We met friends for dinner at Cafe Suisse, in the Suissotel, which I really think is a hidden gem in the Boston dining scene: and I say let it stay hidden so we can continue to walk in there without a reservation on a Saturday night and get seated in the buttery soft leather booths.

They have a standard menu, which includes a selection of Swiss specialties, and are also featuring a fall menu with lots of interesting choices, including pheasant terrine, venison osso bucco, quail and buffalo burger.

A good breadbasket with sourdough rolls and "birdseed" rolls started the meal. Some started with pumpkin bisque with granny smith apples and crabmeat, from the seasonal menu. I only tasted, and thought it was a lot milder and subtle than I had expected. Pumpkin is so often one of those tastes that slams you over the head with nutmeg and cinnamon, but this soup didn't go too far in that direction. I had a pretty good Caesar salad, which was a bit too heavy on the dressing, which I though was a bit too light on the anchovy.

We moved on to the cheese fondue, and while I know some here have said it's not authentic, I think it's perfectly fine. How can you go wrong with gooey melty cheese? One of us thought it was a little too liquery from the kirschwasser added, but the rest enjoyed sopping it all up with bread chunks, pickles, tomatoes and pickled onions.

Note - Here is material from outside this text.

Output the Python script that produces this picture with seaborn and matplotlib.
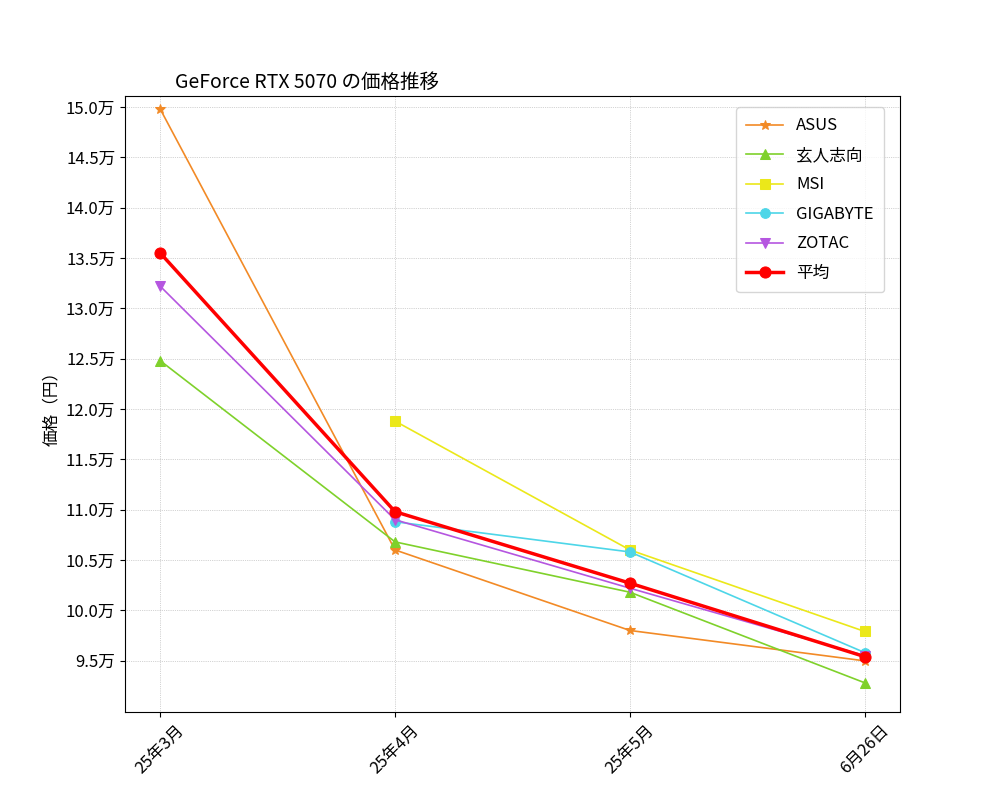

My entree was from the fall menu: butternut squash ravioli in a sauce of oven dried tomatoes and manchego cheese. This was a very rich tasting dish, and is available in an appetizer size for $8 (and 4 ravioli) less. I wish I'd gone for the smaller size as my friend did- not that it wasn't delicious, but there way no way I could finish the meal size. (But it reheated well for lunch today!) I really enjoyed the flavors, but did feel that the butternut squash taste got lost in the mix

Hubby went lighter with a salad from the Swiss menu: Mache with a light coating of french dressing. Didn't look too exciting (or Swiss, for that matter, but I don't really know what Swiss food looks like!) but he enjoyed it. Another in our party had the quail which came nicely presented- I forgot to ask for a taste or to ask him what he thought, but he seemed to enjoy it, especially the little square of bleu cheese-topped polenta that came alongside.

Dessert was the chocolate fondue, which came with honeydew melon, pineapple, strawberries, and marshmallows for dipping. We all enjoyed it, although last time we ordered it I thought the taste was better, with hazelnut overtones. This time it was more straight bittersweet chocolate flavor, still yummy though. I can't figure out why they don't also serve it with cubes of sweet bread, or angelfood cake.

Others indulged in drinks: a house cab (nothing spectacular but a decent wine), martinis (no complaints), tawny port and a very sweet dessert wine, which came filled to the brim of a large wine glass, but still managed to get polished off pretty quickly!

The server was professional and attentive and I think the decor is perfectly nice, for a hotel restaurant. Funky art on the walls elevates it a step above the average hotel cafe. The booths are definitely the best seats in the house. It's not a cheap night, with most entrees hovering around $20-$30. We ended up with a tab of $183 pre-tip, for 4 of us. Parking in the garage attached to the hotel was $10 (weekend rate, maybe also at night?) It's right behind the Loewes Boston Common so well within walking distance of most of the T lines.